Poland’s deficit deepens in May but external position holds firm
Poland's external position remains stable and solid, which is a good starting point ahead of the turmoil resulting from the new US tariffs on EU goods scheduled to come into force from 1 August. Still, the trade balance gap and primary income balance increased in May
The current account deficit in the balance of payments reached €1740 million in May, following a €596 million deficit in April, worse than the consensus (€666 million) and our forecast of €750 million. On a 12-month cumulative basis, the deficit increased to 1.0% of GDP in May from 0.9% of GDP in April (after revision), while the 12-month trade deficit rose to 1.6% of GDP from 1.5% of GDP a month earlier. The current account balance in May was the result of deficits in goods trade (€1.4 billion), primary income (€3.3 billion, i.e., €0.5 billion worse than a month earlier), and secondary income (€0.3 billion), as well as a substantial surplus in services trade (€3.3 billion).
In May, merchandise trade accelerated significantly, partly due to favourable calendar effects (one working day more than in May 2024). Exports expressed in euros increased by 4.2% year-on-year in May after a 1.9% decline in April (with, by contrast, unfavourable calendar effects). Imports rose by 5.2% YoY, slightly slower than the 5.5% in April. Changes in trade flows are explained by a moderate economic recovery in Poland (driving imports) and weak economic conditions in the eurozone (hampering exports), where approximately 60% of exports are directed.
According to the National Bank of Poland, export growth in May (measured in PLN) was strongest in clothing and pharmaceutical products, including re-exports. Automotive exports also rebounded, with notable gains in buses and car parts, and the decline in passenger car shipments came to a halt. Agricultural exports continued to expand. On the import side, the NBP highlighted elevated deliveries of military equipment and strong momentum in consumer and agricultural goods. However, import growth was held back by a sharp drop in oil prices - reaching their lowest PLN value since September 2021 - reflecting weaker global benchmarks and a depreciating US dollar. May marked the thirteenth straight month with a trade deficit.
We forecast a gradual widening of the current account deficit to 1.3% of GDP by the end of the year, partly due to a further deterioration in the trade deficit. The growth prospects for the German economy remain weak, although there is a chance for a slight 0.1% real GDP growth rate in this country after abandoning fiscal conservatism, following shallow declines in the past two years. We must wait until 2026 for an acceleration above 1%. Uncertainty in global trade is also being fuelled by unresolved issues regarding US-EU trade terms. According to Donald Trump's surprising decision on Saturday, 30% tariffs on imports of goods from the EU will apply from 1 August. EU officials are seeking a favourable agreement, and the EU is ready for various scenarios. Although the share of the US market in Polish exports is small (3.3% in 2024), the scale of Polish value-added exposure to this market, also through exports from other countries, is more than twice as high. The imposition of high US tariffs on EU goods would negatively impact the economic situation in Poland, mainly through the channel of a slowdown in Western Europe.
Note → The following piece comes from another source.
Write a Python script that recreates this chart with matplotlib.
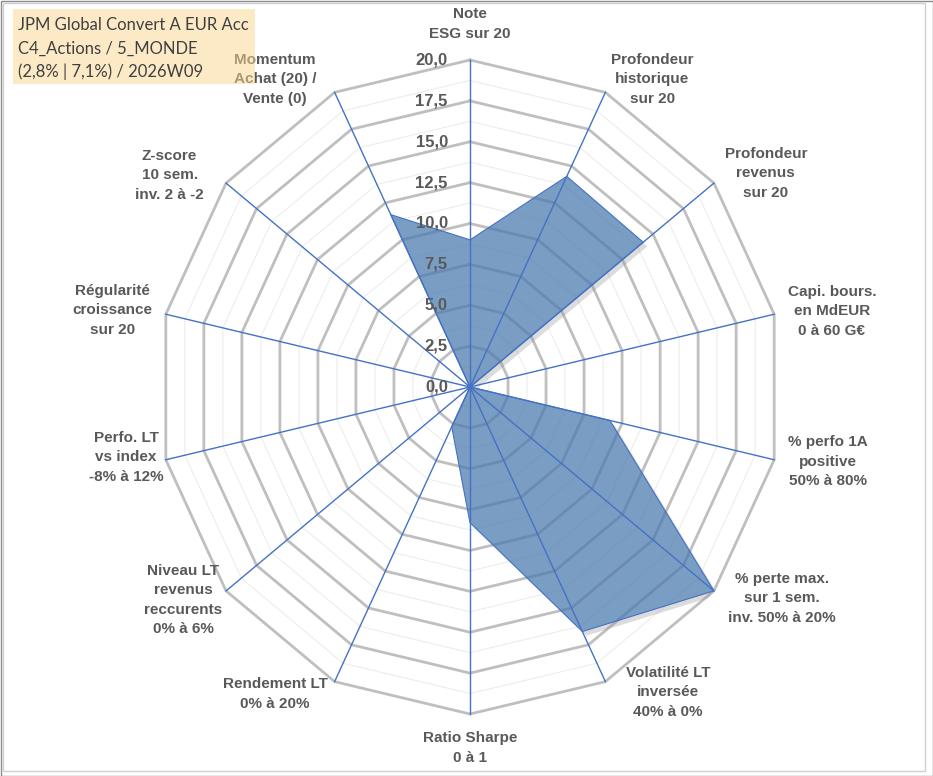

Polish exports are not particularly supported by the relatively strong zloty, which trades in a fairly narrow range around 4.25 per euro. May’s balance of payments data remains neutral for the zloty. Poland's external position remains solid and balanced. For the FX market, geopolitical factors and changes in the main currency pair USD/EUR are crucial, as well as expectations for further monetary policy easing by the NBP after the summer holidays and at the beginning of 2026.